Der Wahlkampf für die Landtagswahlen ist kurz. Er beschränkt sich auf die 14 Tage vor der Wahl. Die Südtiroler Volkspartei dimmt den Wahlkampf auf Schummerlicht, indem sie jeder Konfrontation aus dem Weg geht. Es ist die Methode Merkel, sie hat damit ihre Gegner unsichtbar gemacht – und die Wahlmüdigkeit befördert. „Die SVP stellt sich nicht“, sagt Pius Leitner.
Auch die SVP-Landtagsabgeordnete Maria Kuenzer brachte beim Brot- und Strudlfest ihr Gesicht unter die Leute. „Ehrlich“, fragt sie jemand, „wie viel Mandate bekommt ihr?“ „Wir 15 bis 16“, so die Antwort, „die Freiheitlichen 3 bis 4.“
Der Bozner Rechtsanwalt Otto Mahlknecht ist einer der Neuen bei den Blauen.

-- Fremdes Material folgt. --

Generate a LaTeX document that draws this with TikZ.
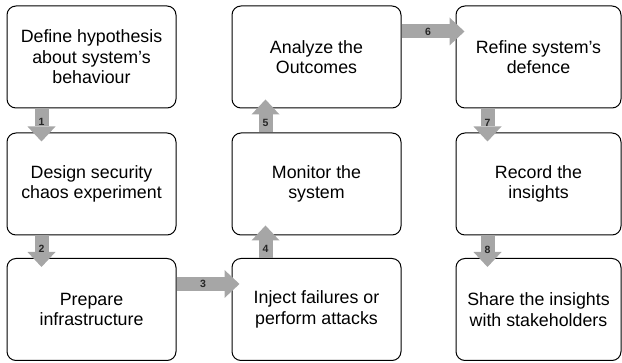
\documentclass[tikz,border=0pt]{standalone}
\usepackage{fontspec}
\setmainfont{Liberation Sans}
\usetikzlibrary{arrows.meta,calc}
\definecolor{arrowgray}{HTML}{A6A6A6}
\definecolor{labelgray}{HTML}{262626}
\begin{document}
\begin{tikzpicture}[x=1pt,y=-1pt,
  box/.style={draw=black, line width=1pt, rounded corners=9pt, minimum width=169pt,
    minimum height=102pt, align=center, inner sep=0pt,
    font=\fontsize{17.8}{20.5}\selectfont},
  flow/.style={draw=arrowgray, line width=14pt,
    -{Triangle[width=28pt,length=15pt,line width=0pt,fill=arrowgray]}},
  num/.style={text=labelgray, font=\bfseries\fontsize{10.5}{11}\selectfont, inner sep=0pt}]
\useasboundingbox (0,0) rectangle (622,363);
% boxes
\node[box] (r1c1) at (91.5,57) {Define hypothesis\\about system’s\\behaviour};
\node[box] (r2c1) at (91.5,184) {Design security\\chaos experiment};
\node[box] (r3c1) at (91.5,309.5) {Prepare\\infrastructure};
\node[box] (r1c2) at (316.5,57) {Analyze the\\Outcomes};
\node[box] (r2c2) at (316.5,184) {Monitor the\\system};
\node[box] (r3c2) at (316.5,309.5) {Inject failures or\\perform attacks};
\node[box, minimum width=165pt] (r1c3) at (538.5,57) {Refine system’s\\defence};
\node[box, minimum width=165pt] (r2c3) at (538.5,184) {Record the\\insights};
\node[box, minimum width=165pt] (r3c3) at (538.5,309.5) {Share the insights\\with stakeholders};
% arrows
\draw[flow] ($(r1c1.south west)+(35,0)$) -- node[num,pos=0.42]{1} ($(r2c1.north west)+(35,9)$);
\draw[flow] ($(r2c1.south west)+(35,0)$) -- node[num,pos=0.42]{2} ($(r3c1.north west)+(35,9)$);
\draw[flow] ($(r3c1.north east)+(0,26)$) -- node[num,pos=0.42]{3} ($(r3c2.north west)+(8,26)$);
\draw[flow] ($(r3c2.north west)+(34,0)$) -- node[num,pos=0.27]{4} ($(r2c2.south west)+(34,-10)$);
\draw[flow] ($(r2c2.north west)+(34,0)$) -- node[num,pos=0.29]{5} ($(r1c2.south west)+(34,-9)$);
\draw[flow] ($(r1c2.north east)+(0,26)$) -- node[num,pos=0.42]{6} ($(r1c3.north west)+(9,26)$);
\draw[flow] ($(r1c3.south west)+(32,0)$) -- node[num,pos=0.44]{7} ($(r2c3.north west)+(32,9)$);
\draw[flow] ($(r2c3.south west)+(32,0)$) -- node[num,pos=0.46]{8} ($(r3c3.north west)+(32,9)$);
\end{tikzpicture}
\end{document}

Er sagt: „Es war notwendig, frischen Wind in die Partei zu bringen, aber die Landtagswahlen sind auch eine Bewährungsprobe für die neue Parteispitze.“ Wenn die Landtagswahl am 21. Oktober für die SVP eine besondere Wahl ist, dann gilt das in gleichem Maß für die Freiheitlichen.